À l'avis de l'Arbitre, se livrer à la vente de narcotiques sur les lieux de la Compagnie est une infraction disciplinaire des plus sérieuses. Non seulement est-ce une pratique illégale dans le sens criminel, mais une telle conduite risque de miner d'une façon générale le moral des employés ainsi que leur sécurité au travail, et de ternir la réputation de l'entreprise.

Je ne trouve pas dans ce dossier des facteurs atténuants qui pourraient justifier la réduction de la sanction disciplinaire à une mesure moindre que le congédiement.

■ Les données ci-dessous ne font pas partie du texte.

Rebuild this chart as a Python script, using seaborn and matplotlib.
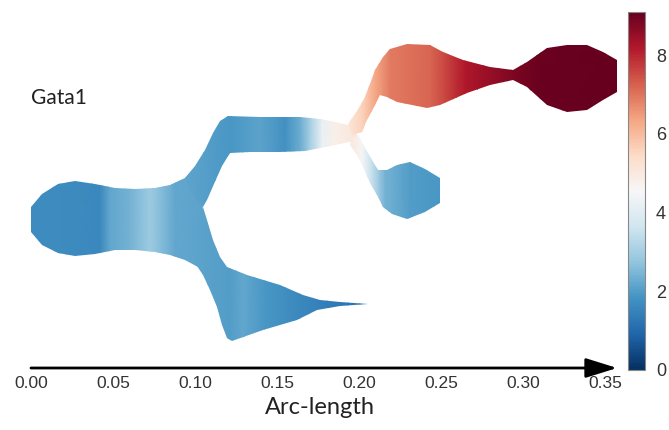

Avec six ans d'ancienneté à la date de son congédiement, M. Champagne ne peut plaider de longues années de service pour réduire l'impact de sa faute. Sa vente de stupéfiants, à deux occasions au travail le 10 août 1989, n'était pas le résultat d'une influence indue de la part des enquêteurs, mais uniquement du choix qu'il faisait librement et sciemment. Malgré la plaidoirie habile de son procureur, dans les circonstances, je juge que la décision de la Société de congédier le plaignant était pleinement justifiée.

Pour ces motifs le grief est rejeté.

FAIT à Toronto, ce 17ième jour de septembre 1990.